For Indian enterprises, please note that ascertaining POEM of one enterprise will much rely on a case-by-case basis providing that this complies with the guideline from CBDT. In case your company has more than one place of management, then this is acceptable but your company can only have one POEM at the time of determination.

Keep reading to know whether your company is subject to the POEM rule? If yes, by what ways can you prove your offshore company’s POEM to be outside India?

3. Does the POEM rule apply to your case?

The POEM rule is applicable to certain entities. In-scope entities under the POEM rule comprise all companies incorporated outside India which are entirely or partially owned by local residents in India. This model was made applicable to such entities from the assessment year 2017 – 2018 onwards.

By contrast, an offshore company incorporated by Indian owners would not come under the scrutiny of POEM if the company has its turnover is less than Rs 50 crore in the previous tax year.

4. How your offshore company’s tax residency is determined under POEM rule

Again, here is the key rule:

If the place of effective management of your offshore company is determined to locate in India, then that company is considered as a local tax resident as per Indian laws. It shall therefore be taxed in India for any of its global income generated.

Simply put, the tax residency status of your Indian-owned enterprise incorporated outside India will decide how your offshore company would be taxed. And importantly, you need to base upon POEM determination to prove your company’s tax residency.

The determination of POEM will be simplest if your company’s key decisions for conducting business are made in only one country. The question arising is “if such decisions of my company are made in India in the first half of the year while in another country during the remaining part of the year, then how is my company’s POEM determined?”

Please note that the examination of POEM for one company would basically depend on the fact of whether your company is carrying on an active business outside India (ABOI) or not.

For ABOI companies

active-business-outside-india

If the company is identified as an Active Business Outside India (ABOI), it is granted a higher chance of being considered a tax resident outside India. There are specific criteria to prove your business to be an ABOI company. Particularly, your company must ascertain its passive income test, an asset test, employee test, and payroll test:

  • Its passive income (i.e., earnings from sales of assets/goods from its associated companies, or royalty dividends, capital gains, rental income) must be less than 50% of total income; and
  • It has no more than 50% of its total assets located in India; and
  • It has no more than 50% of the total number of employees, including outsourcing located in India or to be Indian residents; and
  • Its expenditure of payroll including salaries, wages, bonus, and other related costs on such employees do not exceed 50% of the total expenses.

An ABOI company’s POEM shall be presumed to be outside India if most of its board of directors (BOD) meetings take place in another jurisdiction other than India. This condition is possible only in case the company’s BOD is the one exercising the right of management of the company. On the other side, if the actual powers of controlling this company are owned by a holding company or another legal person in India, POEM would be determined to be inside India.

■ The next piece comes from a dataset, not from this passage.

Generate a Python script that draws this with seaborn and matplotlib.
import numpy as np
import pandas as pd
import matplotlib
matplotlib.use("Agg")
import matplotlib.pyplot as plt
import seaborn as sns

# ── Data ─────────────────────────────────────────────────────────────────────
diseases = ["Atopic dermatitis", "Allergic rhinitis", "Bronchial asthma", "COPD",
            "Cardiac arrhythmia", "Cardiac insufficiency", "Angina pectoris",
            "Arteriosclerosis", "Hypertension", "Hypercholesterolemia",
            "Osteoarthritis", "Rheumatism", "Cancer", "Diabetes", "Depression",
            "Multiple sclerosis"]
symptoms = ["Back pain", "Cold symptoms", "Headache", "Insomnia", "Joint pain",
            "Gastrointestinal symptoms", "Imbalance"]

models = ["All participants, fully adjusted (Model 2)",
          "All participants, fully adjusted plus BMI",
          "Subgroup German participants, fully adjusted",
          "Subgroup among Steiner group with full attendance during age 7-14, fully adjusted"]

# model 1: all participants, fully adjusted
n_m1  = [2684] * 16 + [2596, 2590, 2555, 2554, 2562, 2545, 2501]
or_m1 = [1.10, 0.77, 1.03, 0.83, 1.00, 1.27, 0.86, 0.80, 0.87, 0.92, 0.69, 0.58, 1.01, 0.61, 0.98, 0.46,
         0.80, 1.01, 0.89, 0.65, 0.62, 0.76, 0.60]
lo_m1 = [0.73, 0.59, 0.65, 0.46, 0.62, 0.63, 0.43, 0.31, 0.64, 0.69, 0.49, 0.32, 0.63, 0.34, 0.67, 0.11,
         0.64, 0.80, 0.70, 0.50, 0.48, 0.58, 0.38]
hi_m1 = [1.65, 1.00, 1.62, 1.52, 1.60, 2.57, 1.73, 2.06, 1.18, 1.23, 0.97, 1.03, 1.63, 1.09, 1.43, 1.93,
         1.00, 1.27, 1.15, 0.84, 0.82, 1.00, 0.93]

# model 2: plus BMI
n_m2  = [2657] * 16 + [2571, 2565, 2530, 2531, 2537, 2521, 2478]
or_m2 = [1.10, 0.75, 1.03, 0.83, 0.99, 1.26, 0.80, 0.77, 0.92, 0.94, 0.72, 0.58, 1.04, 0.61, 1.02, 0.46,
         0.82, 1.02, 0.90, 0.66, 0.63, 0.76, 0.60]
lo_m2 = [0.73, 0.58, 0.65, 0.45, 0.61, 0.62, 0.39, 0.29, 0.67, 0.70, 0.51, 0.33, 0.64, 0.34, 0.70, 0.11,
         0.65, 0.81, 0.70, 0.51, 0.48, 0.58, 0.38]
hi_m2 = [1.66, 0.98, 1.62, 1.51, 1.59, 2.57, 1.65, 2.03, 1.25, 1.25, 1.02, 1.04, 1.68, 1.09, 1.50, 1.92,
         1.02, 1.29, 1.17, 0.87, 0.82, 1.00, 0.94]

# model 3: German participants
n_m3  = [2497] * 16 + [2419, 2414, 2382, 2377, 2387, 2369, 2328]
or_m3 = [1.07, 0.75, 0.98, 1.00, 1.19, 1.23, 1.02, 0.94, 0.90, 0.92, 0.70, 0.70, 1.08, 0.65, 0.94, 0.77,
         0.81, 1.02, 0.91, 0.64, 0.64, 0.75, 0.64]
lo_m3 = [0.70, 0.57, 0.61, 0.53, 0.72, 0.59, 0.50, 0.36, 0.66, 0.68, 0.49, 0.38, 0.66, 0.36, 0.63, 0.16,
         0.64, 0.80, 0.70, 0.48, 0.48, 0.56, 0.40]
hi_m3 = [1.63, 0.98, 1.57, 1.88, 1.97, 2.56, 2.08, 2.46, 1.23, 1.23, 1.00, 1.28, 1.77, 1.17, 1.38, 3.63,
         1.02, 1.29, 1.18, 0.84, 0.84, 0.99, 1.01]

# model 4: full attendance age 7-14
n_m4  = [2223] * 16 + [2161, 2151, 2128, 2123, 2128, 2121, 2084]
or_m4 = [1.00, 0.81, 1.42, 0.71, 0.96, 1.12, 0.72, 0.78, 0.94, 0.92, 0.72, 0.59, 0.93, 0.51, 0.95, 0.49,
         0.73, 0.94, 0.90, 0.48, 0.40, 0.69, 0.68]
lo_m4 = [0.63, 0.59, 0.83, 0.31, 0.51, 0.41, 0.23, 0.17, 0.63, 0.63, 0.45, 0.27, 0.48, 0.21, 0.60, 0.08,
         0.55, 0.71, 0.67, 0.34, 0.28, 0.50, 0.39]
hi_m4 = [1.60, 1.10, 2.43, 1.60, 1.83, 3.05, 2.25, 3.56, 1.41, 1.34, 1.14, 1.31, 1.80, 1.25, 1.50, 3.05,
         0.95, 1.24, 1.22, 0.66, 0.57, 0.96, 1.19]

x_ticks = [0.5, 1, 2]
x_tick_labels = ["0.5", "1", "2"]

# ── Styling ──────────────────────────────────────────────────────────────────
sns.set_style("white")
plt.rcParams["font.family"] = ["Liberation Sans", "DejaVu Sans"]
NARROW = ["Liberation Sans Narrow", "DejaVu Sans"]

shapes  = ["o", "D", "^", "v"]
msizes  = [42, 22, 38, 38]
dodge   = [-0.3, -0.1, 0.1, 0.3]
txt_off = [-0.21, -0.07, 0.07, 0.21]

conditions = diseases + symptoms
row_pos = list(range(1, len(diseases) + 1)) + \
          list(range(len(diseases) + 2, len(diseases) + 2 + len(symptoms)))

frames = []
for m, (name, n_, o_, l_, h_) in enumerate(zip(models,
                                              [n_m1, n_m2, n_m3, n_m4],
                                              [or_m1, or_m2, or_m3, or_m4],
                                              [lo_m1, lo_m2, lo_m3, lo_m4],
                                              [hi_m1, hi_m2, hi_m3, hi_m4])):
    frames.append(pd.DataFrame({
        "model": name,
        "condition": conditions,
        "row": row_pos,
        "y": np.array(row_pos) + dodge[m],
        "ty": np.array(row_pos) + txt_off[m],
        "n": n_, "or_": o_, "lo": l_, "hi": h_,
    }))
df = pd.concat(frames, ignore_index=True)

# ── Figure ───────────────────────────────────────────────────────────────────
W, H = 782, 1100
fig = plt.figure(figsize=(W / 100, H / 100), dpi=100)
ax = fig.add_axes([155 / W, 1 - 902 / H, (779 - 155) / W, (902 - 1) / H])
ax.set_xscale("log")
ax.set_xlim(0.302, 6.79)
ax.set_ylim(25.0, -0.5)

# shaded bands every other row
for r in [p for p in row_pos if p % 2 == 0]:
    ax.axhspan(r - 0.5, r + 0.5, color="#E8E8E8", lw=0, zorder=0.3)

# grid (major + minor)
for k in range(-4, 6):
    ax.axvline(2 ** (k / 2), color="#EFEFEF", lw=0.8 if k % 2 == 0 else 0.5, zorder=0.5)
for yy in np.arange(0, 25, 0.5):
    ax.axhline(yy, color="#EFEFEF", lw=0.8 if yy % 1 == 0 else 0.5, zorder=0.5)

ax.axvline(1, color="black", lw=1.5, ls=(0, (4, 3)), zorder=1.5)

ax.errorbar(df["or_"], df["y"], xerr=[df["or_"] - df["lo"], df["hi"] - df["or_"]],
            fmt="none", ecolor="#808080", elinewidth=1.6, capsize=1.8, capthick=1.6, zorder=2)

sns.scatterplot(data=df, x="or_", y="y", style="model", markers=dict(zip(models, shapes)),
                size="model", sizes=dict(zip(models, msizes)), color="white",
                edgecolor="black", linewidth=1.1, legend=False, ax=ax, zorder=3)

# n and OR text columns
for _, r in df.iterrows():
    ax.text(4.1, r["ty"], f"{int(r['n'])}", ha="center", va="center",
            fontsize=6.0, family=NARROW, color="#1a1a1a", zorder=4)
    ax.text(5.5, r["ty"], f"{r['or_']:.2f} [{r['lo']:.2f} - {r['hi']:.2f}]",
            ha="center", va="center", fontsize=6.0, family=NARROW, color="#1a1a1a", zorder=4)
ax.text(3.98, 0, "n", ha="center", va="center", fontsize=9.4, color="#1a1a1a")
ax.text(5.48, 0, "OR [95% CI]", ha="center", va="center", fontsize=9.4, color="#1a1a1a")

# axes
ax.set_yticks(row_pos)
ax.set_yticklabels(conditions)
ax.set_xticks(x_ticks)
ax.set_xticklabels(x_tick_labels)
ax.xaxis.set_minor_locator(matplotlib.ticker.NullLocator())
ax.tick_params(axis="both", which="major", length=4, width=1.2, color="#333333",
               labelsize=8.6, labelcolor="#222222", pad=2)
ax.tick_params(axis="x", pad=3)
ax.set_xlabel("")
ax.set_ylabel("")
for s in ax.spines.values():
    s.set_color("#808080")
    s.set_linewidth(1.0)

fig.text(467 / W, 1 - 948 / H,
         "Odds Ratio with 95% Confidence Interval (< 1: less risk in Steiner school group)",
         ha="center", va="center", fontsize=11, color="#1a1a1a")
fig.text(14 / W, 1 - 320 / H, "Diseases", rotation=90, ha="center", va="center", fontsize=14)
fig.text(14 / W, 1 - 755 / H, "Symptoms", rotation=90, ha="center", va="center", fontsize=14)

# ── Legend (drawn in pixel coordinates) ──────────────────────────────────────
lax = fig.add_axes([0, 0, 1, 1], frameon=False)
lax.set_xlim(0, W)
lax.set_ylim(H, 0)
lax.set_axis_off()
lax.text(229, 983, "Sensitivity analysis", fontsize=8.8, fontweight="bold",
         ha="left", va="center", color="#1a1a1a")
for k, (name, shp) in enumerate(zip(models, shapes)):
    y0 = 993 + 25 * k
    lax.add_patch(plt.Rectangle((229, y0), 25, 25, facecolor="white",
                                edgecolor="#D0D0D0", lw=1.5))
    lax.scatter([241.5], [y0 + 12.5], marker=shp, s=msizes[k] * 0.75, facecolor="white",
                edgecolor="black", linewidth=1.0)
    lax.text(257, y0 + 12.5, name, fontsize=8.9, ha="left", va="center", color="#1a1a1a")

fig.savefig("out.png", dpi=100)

Note that the examination of whether your foreign company qualifies under the ABOI test should be based on the data of the previous three years. Once it is proven as engaging in ABOI and satisfying the condition of its POEM to be presumed as outside India, your company, in this case, can be excluded from the scope of the POEM implications and confirmed to be NOT a tax resident in India.

Example: Your company is a sourcing company incorporated in the BVI and it is a 100% subsidiary of the parent company located in India. The key assets as well as all employees of your company are all in the BVI.

Moreover, your company’s passive income accounted for 40% of the total income, of which 30% income was from the transaction of purchase and sale from/to associated enterprises and 10% income was from interest. As a result, your company met the primary requirements to be considered engaging in active business outside India.

For entities subject to the POEM rule (those failed to satisfy the ABOI test)

To determine your POEM as prescribed by the official guidelines, including:

  • Identify your company’s key management and commercial decision-makers; and
  • Locate where such decisions are taken.

entities-subject-to-the-POEM-rule

In connection with the above steps, there are relevant factors in respect of the management and control of the company which your company can consider in the determination process. The following hints exemplify a possible POEM of one company, it can be:

  • The place where your company’s BOD usually holds meetings and makes decisions;
  • The place where senior management and key management personnels of your company develop important strategies and policies before approval;
  • The place where your company’s head office is based;
  • The place where the majority of your company’s directors or key decision-makers often reside in case of modern technology being used;
  • The place where the parties engaging in the decision making through circular resolution or round-robin voting manners, or the persons exercising the right to make such decisions are based;
  • The place where shareholders of your company get involved in making influential decisions on the company’s effective management through a formal arrangement (case-by-case basis);
  • The place where your company’s operational commercial decisions are made;

Other considerations that may also impact how your company’s POEM is determined are the locations where key business activities of your company are being conducted, or where to keep your company’s accounting records.

Be advised that the Assessing Officer (AO) is the authority reviewing the Place of Effective Management and determining your company’s residency. It should also be noted that every separate subsidiary or associate entity of one parent company would be evaluated by AO.

Before this tax officer finalizes your offshore company as a resident in India (based on the company’s POEM), your company can still get a chance to join a hearing granted by the three-member board (Principal Commissioners or the Commissioners) before it comes to the final decision.

5. Conclusion

Indian citizens can still set up their desired offshore companies and enjoy tax benefits provided that they satisfy the condition of having the company’s POEM outside India.

Keep in mind, the determination of your company’s POEM will primarily be based on the fact whether your company is classified as an ABOI company or not. The test would be examined on a case-by-case basis, so understanding the tax matter of setting up a company incorporated outside India as well as the POEM rule to identify the company’s tax residence is a matter of vital significance.

It is also advisable that Indian enterprises intending to expand their business abroad should also prepare good tax planning before moving.